Nguni rock art

In contrast to Northern Sotho rock art, the rock art made by Nguni-language speakers is predominantly engraved. This art is found throughout the KwaZulu-Natal Province in South Africa, spreading a little way into neighbouring parts of Mpumalanga and Gauteng Province.
The art comprises multiple sets of concentric circles joined by meandering lines. Researchers have shown that the circles represent homesteads â?? houses and granaries lain out around a central cattle kraal. Sometimes each hut is represented by a dot; other times a solid circle is used to evoke the ring of huts around the circular cattle kraal, which lies at the heart of the homestead.
The meandering lines represent the paths and cattle tracks linking various homesteads. The engraved tracks often wind their way across the rock surface to prominent circular depressions in the rock, as if these depressions evoke the waterholes where cattle drink.

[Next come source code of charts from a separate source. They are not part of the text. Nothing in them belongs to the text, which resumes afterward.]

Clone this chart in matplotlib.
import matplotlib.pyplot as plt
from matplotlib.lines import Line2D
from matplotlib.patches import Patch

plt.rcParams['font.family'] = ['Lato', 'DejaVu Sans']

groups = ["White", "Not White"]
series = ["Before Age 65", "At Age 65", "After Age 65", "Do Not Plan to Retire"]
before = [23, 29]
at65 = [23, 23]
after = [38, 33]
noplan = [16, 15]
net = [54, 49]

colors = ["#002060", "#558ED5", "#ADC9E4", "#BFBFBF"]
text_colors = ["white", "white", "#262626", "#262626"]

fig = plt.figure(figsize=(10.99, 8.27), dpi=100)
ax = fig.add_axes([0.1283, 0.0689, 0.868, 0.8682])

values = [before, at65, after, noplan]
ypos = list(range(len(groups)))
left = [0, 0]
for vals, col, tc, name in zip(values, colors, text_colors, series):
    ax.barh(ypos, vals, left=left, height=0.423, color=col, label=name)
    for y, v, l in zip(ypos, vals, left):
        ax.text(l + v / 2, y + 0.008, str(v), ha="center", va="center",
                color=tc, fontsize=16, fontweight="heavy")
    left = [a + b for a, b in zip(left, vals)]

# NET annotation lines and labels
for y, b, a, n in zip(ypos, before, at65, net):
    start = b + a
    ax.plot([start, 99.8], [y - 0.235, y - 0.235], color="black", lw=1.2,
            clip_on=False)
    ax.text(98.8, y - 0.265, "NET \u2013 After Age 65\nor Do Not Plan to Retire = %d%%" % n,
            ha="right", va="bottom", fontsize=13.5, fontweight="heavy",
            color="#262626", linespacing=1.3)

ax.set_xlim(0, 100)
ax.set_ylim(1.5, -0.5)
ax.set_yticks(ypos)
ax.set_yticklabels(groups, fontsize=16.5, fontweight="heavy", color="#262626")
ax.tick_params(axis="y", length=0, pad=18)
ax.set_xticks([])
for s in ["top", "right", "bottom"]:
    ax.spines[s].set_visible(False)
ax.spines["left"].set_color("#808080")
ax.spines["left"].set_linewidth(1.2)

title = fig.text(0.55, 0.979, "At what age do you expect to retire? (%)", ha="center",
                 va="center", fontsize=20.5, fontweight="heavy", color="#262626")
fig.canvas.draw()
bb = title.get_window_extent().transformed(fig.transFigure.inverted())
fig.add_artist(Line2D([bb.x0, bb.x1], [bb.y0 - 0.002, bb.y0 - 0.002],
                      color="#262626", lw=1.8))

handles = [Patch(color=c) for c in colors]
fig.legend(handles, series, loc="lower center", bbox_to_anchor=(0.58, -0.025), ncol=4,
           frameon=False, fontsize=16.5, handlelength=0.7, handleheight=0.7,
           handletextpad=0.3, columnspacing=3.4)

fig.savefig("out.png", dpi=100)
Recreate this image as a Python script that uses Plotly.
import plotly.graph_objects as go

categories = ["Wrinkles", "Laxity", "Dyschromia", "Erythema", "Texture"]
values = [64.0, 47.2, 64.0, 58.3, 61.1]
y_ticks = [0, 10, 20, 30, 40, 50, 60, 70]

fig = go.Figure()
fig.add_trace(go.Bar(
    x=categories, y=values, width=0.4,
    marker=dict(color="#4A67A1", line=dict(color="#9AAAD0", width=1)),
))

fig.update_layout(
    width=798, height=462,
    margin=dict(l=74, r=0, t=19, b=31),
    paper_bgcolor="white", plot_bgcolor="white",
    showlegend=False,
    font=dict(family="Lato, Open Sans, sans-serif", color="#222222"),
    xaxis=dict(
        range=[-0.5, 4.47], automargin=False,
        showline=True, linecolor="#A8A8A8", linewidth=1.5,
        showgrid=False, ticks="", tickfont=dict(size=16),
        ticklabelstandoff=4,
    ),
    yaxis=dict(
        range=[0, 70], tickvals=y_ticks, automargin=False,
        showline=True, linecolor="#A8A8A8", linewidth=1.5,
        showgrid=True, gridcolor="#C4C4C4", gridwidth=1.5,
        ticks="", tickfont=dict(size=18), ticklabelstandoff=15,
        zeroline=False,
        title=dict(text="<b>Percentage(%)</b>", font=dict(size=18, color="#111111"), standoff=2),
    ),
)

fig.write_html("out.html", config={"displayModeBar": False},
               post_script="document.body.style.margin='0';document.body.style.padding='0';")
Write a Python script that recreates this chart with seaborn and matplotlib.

The vast majority of the settlement pattern engravings follow the central cattle pattern form that is distinctive of Nguni settlements in South Africa. Judging by the overall distribution, the majority of this art was made by ancestors of modern-day Zulu-speakers and other closely related groups.

On the periphery of the area in which these engravings are found, such as in the Magaliesberg hills outside of Johannesburg, one finds a few engraving sites that have settlement pattern engravings that are more Sotho or Tswana in their layout. It seems, therefore, that some Sotho-Tswana groups who were living in close interaction with Nguni groups took up this tradition.
The rationale behind the making of these engravings remains somewhat uncertain, though the widespread distribution and regularity in subjects suggests that this art links to a central and repeated traditional Zulu practice, and that the making rock art was highly ritualised.
Given the repeated association of African farmer rock art with initiation rituals, this seems the most likely context for the creation of this art. Under the rule of King Shaka, and at his insistence, most Zulu-speaking groups abandoned traditional initiation practices in the early 1800s. This may explain the demise of this rock art tradition.